Count von Frick: "You are despicable, Major Neuheim. Despicable! Killing is one thing! That is inevitable in time of war. An army may burn a church, sometimes even with a congregation in it, though that would be deeply regrettable. But when you attack the integrity of the British pound, and encourage others to do the same to the German mark, you strike at the roots of European law and order!"

    • Neuheim is abducting two British officers at gunpoint from a neutral country when their backup starts shooting at him.

Neuheim: "They brought a firing party! (slaps British officer) You cheating swine!"

  • Newsreel: Used for exposition, and to show what time period events are taking place in.
  • No Sense of Humor: Major Neuheim is totally lacking in warmth and anything resembling a sense of humor. However, his humorlessness is itself a source of comedy.
  • Pet the Dog Schultz helps the Jewish prisoners who staffed his counterfeiting operation to escape, subverting his superiors' plan of You Have Outlived Your Usefulness. Notably, this is really the only one of Schultz's plans that succeeds.
  • Pointy-Haired Boss: Herr Krause of Krause Underwear. Major Neuheim is a particularly evil version.
  • Right in Front of Me: Major Neuheim bursts into a room during a party and catches an officer making out with his secretary.

"Good God, I'm surrounded by incompetence and copulation! Get the hell out of here! Colonel, sir...I'm sorry to disturb you..."

  • Reality Is Unrealistic: SS officer Bernhard Naujocks, on whom the Neuheim character is based, had a heavily-scarred face and wore a black-eyepatch -- but that would have seemed too cliched even for a comedy.
  • Spot the Imposter: On his mission to England, Schulz gives himself away the moment he steps into a pub and asks for a coffee.
    • Truth in Television: Nazi spies in Britain genuinely were that incompetent, and usually gave themselves away in similar situations (one example was a spy who tried to pay for a restaurant meal with ration coupons).
      • That worked both ways: A French-speaking OSS agent was captured in Paris because at a restaurant, he used the fork and knife in a un-French manner.
  • The Starscream: The warden of Spandau Prison is rather dismayed when his former inmate returns as an SS officer, though Schulz just requisitions his office and drinks his booze.
  • Stupid Boss: Major Neuheim, after being warned that the parachute container is booby-trapped, whacks it with his swagger stick.

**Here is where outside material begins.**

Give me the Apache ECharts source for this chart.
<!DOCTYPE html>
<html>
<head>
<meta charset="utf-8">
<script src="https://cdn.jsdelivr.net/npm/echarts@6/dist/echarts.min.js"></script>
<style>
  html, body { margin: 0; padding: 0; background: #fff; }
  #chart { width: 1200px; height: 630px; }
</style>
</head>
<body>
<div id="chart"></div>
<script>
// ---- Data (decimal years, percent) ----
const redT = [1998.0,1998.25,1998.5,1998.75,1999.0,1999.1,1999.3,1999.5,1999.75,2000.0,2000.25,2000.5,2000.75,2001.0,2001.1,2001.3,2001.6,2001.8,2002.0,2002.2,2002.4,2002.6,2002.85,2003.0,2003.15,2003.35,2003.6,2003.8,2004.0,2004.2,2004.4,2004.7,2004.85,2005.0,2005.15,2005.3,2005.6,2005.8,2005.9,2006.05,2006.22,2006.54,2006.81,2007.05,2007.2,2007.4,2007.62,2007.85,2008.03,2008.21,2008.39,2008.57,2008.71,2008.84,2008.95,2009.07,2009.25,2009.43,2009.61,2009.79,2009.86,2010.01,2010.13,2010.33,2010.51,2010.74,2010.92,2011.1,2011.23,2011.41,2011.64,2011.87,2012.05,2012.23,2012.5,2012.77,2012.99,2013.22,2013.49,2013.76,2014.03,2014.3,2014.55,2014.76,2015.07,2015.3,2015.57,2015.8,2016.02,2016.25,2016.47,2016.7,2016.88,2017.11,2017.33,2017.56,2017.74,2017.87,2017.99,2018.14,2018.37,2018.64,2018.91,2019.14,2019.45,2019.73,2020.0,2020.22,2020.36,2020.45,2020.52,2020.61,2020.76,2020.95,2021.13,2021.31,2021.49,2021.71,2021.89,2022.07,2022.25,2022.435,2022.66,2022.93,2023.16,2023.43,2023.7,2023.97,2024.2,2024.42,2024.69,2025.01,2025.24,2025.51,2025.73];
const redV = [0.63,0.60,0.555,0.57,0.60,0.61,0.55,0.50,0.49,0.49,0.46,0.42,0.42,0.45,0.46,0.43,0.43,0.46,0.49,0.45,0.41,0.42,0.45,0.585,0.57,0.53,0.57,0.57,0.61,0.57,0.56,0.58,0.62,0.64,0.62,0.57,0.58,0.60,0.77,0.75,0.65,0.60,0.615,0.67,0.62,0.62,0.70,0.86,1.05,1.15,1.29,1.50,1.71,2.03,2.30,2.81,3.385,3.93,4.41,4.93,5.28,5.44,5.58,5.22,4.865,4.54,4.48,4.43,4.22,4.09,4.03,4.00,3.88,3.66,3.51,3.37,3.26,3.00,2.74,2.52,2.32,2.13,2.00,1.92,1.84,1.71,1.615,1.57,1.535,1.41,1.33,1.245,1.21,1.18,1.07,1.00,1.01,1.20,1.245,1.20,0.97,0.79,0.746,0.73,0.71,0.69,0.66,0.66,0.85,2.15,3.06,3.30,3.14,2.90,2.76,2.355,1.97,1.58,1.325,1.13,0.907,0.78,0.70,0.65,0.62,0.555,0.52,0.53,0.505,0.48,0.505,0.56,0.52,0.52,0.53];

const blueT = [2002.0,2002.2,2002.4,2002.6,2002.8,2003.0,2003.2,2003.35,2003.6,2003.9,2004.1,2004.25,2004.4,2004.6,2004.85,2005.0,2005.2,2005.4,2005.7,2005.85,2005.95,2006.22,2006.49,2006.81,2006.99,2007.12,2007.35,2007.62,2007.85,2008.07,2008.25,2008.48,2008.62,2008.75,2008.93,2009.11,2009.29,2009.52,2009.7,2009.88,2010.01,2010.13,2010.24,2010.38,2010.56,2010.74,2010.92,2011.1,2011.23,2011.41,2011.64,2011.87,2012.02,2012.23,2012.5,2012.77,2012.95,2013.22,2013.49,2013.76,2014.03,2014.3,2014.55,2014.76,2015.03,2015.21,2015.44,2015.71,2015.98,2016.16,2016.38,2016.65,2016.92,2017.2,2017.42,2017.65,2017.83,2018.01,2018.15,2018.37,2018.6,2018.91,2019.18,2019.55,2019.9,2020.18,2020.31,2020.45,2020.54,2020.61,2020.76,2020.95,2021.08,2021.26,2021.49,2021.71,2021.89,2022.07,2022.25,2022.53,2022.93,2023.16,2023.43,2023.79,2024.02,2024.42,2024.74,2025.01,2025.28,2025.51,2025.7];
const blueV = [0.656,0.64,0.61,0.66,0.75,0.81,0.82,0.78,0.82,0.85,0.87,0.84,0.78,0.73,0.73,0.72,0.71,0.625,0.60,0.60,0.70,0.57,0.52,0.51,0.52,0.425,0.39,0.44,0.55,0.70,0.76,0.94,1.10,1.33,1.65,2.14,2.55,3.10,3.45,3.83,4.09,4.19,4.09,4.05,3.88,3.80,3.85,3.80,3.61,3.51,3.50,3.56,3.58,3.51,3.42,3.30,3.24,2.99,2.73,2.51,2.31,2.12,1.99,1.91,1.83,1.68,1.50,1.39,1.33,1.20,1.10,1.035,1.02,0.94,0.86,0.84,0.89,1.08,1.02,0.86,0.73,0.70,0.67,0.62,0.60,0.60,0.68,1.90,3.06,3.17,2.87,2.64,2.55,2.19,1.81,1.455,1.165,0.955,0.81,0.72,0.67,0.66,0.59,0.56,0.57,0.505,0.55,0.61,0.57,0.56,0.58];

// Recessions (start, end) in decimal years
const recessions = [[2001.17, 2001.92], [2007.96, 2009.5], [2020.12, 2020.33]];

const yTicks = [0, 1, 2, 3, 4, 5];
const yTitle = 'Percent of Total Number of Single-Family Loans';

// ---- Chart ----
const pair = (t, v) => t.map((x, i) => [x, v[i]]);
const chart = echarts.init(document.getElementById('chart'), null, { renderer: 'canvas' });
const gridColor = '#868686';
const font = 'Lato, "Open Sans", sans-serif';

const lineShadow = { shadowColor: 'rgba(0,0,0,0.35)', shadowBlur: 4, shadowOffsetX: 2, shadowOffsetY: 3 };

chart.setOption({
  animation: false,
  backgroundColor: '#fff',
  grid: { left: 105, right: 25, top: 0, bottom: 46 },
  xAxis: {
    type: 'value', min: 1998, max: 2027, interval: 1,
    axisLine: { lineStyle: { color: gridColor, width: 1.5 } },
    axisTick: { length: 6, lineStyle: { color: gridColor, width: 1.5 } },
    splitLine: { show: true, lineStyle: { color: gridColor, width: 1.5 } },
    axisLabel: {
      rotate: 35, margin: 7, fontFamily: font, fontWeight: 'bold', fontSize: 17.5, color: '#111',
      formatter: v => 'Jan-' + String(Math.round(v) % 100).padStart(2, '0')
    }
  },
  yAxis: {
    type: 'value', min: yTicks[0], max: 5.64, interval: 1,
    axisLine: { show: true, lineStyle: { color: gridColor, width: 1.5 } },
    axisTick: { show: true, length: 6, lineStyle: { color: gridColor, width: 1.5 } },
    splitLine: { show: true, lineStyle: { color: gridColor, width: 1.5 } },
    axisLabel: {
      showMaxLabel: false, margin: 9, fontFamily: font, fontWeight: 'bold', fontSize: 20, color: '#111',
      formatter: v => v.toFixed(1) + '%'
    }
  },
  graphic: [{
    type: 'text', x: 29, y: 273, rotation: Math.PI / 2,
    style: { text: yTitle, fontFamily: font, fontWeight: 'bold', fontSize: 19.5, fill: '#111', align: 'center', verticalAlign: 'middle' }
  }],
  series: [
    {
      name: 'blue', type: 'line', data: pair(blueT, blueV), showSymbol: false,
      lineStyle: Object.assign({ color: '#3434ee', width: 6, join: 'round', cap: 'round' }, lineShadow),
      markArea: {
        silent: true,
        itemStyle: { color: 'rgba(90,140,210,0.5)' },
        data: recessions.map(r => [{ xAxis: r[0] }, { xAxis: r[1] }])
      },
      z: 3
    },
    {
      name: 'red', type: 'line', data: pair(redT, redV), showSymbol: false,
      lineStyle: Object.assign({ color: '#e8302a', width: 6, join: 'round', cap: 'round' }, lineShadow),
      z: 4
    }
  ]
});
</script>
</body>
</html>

Neuheim is smart enough though to realise that Schulz is a good source of ideas that he can take the credit for.
  • Those Wacky Nazis
  • Translation Convention: Everyone speaks English. During the Dutch operation Schulz has a slight accent when speaking 'English' to the British spies, but talks normally on his mission to England.
  • Villainous Demotivator: Major Neuheim is full of this.

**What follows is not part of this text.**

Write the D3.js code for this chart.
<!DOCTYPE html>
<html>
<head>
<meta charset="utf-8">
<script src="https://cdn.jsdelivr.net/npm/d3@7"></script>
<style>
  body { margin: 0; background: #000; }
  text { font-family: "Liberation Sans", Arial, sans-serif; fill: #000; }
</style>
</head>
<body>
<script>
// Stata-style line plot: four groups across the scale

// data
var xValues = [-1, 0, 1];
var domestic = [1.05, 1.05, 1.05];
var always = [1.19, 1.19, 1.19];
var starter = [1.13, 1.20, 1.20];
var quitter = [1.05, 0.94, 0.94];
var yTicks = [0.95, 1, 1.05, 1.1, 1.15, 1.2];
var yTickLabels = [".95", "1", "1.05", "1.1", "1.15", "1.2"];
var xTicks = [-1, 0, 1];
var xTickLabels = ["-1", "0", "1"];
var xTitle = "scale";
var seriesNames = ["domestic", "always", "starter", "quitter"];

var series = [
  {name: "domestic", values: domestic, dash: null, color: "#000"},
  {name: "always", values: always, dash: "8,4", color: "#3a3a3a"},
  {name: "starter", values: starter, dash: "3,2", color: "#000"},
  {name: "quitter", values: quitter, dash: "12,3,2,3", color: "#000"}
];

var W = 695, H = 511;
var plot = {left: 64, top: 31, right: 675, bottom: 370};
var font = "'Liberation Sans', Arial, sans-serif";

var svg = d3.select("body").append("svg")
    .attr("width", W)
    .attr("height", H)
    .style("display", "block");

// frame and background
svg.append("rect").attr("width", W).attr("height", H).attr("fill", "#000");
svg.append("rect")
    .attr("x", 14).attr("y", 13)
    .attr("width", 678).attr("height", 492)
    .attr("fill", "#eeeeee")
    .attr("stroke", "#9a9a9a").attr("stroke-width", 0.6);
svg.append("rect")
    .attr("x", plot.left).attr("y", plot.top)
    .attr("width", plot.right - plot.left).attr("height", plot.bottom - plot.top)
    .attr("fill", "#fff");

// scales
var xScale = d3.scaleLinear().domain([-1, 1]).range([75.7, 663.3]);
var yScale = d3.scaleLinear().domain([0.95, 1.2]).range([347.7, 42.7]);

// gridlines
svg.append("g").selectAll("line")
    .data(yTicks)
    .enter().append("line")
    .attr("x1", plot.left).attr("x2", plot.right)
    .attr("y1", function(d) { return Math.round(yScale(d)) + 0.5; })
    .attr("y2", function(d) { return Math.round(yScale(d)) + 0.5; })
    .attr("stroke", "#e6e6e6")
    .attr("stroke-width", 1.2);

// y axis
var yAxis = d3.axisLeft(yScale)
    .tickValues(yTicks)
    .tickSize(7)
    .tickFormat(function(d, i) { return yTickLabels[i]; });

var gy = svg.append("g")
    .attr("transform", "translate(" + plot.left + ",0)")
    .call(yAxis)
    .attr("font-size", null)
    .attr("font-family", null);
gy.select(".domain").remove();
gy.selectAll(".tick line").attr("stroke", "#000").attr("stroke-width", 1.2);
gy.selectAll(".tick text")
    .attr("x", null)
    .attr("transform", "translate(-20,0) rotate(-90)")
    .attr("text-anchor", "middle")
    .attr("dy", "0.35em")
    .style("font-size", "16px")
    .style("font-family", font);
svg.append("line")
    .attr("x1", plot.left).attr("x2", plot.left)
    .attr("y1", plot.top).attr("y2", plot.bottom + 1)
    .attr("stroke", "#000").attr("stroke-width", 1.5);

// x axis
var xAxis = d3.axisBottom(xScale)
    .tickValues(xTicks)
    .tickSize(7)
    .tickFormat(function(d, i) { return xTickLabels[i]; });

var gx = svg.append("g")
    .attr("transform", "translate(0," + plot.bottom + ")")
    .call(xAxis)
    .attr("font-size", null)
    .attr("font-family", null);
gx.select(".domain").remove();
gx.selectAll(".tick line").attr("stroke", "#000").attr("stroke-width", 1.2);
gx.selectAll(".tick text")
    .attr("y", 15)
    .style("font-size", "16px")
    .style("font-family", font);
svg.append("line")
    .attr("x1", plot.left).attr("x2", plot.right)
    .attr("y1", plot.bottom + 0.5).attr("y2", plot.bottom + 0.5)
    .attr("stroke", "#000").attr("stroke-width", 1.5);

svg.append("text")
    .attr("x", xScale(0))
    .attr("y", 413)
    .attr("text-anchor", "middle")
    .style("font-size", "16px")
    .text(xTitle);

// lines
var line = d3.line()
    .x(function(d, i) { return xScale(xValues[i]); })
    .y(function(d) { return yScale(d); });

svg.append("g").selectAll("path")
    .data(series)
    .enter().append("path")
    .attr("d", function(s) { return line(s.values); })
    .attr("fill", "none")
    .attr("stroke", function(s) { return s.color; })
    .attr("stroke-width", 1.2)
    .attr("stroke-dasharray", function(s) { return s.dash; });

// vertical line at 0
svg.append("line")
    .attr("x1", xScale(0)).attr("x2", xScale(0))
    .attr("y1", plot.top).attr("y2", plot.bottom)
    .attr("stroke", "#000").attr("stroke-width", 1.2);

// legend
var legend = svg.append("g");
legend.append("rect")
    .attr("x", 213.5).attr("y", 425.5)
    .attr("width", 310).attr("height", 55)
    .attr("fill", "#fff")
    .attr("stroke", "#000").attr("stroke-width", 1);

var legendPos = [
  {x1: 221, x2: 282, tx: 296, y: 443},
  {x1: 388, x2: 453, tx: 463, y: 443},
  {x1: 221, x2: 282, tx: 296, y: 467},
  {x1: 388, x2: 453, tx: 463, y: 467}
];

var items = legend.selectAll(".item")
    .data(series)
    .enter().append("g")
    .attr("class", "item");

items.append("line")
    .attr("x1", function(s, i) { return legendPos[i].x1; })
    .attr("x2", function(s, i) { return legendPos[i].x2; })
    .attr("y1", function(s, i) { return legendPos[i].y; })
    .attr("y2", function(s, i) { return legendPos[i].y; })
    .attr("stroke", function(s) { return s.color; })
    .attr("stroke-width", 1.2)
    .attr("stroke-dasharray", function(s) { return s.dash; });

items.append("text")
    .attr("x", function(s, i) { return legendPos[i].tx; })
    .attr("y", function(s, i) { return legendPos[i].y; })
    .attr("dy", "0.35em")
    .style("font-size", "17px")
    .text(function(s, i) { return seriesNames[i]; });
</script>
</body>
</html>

"You should look upon yourselves as sewerage being recycled in the national interest. Naturally I want you to put your hearts and souls into this work for your country."
"I am most concerned for the welfare of your men...out of the way you swine!"

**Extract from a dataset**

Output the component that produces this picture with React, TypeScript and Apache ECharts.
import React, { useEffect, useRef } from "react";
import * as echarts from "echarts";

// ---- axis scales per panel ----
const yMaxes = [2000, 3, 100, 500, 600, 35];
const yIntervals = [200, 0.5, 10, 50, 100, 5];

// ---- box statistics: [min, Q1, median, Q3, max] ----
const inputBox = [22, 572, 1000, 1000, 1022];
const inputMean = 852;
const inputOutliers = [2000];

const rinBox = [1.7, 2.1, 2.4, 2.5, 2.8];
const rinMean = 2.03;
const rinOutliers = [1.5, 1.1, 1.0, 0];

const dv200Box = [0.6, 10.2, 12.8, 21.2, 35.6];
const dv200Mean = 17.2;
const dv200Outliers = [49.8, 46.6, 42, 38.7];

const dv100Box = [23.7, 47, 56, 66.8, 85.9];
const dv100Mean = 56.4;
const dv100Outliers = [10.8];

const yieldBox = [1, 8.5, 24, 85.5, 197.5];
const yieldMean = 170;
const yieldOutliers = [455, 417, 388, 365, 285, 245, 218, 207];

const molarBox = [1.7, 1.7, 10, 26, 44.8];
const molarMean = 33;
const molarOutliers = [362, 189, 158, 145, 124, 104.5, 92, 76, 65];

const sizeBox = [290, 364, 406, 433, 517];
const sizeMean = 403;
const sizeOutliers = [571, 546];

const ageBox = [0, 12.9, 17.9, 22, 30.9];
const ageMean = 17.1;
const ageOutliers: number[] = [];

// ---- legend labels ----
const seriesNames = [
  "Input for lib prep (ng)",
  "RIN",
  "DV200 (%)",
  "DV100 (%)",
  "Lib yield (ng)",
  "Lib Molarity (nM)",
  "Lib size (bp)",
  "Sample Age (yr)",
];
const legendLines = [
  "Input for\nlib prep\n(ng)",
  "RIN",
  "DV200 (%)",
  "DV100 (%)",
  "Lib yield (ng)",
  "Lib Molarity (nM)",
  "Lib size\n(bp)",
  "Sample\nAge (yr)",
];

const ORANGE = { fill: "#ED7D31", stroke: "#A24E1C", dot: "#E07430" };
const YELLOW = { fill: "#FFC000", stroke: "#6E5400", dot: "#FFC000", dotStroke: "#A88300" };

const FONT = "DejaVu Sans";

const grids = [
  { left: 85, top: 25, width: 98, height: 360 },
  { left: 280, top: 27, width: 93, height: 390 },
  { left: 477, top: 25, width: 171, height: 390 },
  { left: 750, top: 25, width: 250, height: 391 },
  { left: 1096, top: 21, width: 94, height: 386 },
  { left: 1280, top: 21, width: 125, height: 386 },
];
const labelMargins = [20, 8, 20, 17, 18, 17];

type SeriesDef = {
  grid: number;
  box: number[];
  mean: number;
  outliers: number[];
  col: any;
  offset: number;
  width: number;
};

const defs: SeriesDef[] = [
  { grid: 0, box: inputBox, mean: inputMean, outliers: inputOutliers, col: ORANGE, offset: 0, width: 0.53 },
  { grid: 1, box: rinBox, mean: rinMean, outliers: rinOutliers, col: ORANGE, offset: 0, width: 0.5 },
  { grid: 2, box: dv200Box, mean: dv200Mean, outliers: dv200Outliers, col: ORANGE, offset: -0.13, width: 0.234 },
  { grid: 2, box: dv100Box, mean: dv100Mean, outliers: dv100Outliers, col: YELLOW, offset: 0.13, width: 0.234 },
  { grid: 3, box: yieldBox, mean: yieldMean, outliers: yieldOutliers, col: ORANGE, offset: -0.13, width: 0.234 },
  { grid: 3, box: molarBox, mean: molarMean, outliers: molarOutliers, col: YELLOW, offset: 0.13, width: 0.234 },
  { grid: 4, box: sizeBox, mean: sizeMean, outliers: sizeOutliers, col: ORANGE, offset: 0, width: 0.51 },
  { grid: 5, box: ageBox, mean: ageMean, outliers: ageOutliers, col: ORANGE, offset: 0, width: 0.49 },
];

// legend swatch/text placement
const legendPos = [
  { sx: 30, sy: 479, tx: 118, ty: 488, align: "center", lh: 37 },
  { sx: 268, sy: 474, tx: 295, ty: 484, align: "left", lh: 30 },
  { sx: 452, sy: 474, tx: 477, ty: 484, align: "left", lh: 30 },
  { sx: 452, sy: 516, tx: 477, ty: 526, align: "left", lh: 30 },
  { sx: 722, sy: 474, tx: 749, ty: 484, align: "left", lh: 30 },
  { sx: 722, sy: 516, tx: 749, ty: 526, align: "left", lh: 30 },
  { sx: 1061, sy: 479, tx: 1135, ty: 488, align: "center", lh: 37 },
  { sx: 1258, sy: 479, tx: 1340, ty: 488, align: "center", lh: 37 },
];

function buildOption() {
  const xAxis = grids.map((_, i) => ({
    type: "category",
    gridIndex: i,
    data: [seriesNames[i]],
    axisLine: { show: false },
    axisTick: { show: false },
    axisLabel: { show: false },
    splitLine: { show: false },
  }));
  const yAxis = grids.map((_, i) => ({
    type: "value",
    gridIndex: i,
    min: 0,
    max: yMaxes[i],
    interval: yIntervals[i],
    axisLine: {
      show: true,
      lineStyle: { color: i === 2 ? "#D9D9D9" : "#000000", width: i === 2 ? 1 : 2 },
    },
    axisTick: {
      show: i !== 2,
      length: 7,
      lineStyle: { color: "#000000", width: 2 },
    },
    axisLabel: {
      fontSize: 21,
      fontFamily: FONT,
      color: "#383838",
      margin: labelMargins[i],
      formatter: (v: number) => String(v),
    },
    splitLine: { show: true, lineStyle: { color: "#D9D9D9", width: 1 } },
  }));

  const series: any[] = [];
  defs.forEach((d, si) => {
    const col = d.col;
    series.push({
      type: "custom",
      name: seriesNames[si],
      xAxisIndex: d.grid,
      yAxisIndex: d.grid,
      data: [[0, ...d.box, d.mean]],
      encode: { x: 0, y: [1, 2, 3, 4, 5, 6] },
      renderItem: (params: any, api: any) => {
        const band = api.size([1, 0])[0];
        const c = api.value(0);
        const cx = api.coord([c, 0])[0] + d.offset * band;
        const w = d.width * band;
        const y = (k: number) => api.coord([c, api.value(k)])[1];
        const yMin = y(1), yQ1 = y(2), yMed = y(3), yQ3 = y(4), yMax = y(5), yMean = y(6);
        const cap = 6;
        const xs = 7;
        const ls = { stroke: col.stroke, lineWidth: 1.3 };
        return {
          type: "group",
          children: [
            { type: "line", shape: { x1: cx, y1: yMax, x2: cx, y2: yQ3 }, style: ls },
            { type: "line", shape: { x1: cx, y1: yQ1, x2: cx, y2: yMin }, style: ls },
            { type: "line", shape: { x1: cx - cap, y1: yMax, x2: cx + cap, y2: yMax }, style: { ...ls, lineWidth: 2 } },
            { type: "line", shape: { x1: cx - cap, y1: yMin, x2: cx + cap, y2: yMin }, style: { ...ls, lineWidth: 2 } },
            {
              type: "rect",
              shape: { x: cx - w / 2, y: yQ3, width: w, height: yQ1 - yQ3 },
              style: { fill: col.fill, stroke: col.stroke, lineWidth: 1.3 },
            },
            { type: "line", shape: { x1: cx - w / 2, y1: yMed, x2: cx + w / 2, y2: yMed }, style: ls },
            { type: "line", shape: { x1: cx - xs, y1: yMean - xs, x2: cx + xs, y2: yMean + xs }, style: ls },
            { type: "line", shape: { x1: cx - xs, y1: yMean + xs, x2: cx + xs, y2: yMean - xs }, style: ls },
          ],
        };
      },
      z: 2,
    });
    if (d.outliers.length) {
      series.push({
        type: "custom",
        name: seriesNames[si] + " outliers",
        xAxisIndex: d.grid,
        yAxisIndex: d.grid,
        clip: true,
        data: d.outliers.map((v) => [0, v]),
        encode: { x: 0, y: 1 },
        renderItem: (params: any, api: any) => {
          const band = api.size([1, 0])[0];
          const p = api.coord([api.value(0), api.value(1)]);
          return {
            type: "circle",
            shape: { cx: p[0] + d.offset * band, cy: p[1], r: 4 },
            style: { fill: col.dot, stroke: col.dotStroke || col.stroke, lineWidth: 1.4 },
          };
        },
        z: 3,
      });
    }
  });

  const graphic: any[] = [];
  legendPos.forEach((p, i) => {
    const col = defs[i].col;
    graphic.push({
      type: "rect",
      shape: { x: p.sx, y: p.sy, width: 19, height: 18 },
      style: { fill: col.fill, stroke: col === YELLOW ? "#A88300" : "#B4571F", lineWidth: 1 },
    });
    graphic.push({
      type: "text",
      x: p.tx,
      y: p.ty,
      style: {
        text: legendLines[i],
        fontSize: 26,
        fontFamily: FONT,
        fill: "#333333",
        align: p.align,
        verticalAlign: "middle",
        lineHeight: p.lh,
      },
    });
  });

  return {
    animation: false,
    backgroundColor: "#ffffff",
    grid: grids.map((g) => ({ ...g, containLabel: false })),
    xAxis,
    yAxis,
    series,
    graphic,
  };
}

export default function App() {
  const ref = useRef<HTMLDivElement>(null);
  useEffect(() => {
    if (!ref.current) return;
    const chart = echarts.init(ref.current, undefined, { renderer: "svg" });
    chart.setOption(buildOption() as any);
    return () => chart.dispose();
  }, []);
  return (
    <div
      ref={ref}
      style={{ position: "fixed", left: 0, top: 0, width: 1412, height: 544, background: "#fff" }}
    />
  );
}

  • Villainy Discretion Shot: The audience certainly knows of the extent of Nazi villainy, but achieves black comedy by pushing it to the background; for instance Schultz was likely tortured at one point, but no violence is shown, only the apologetic torturer who feels kind of bad about it. Similarly Neuheim has a lot of looted art, but there's really no need to comment on the likely source of it.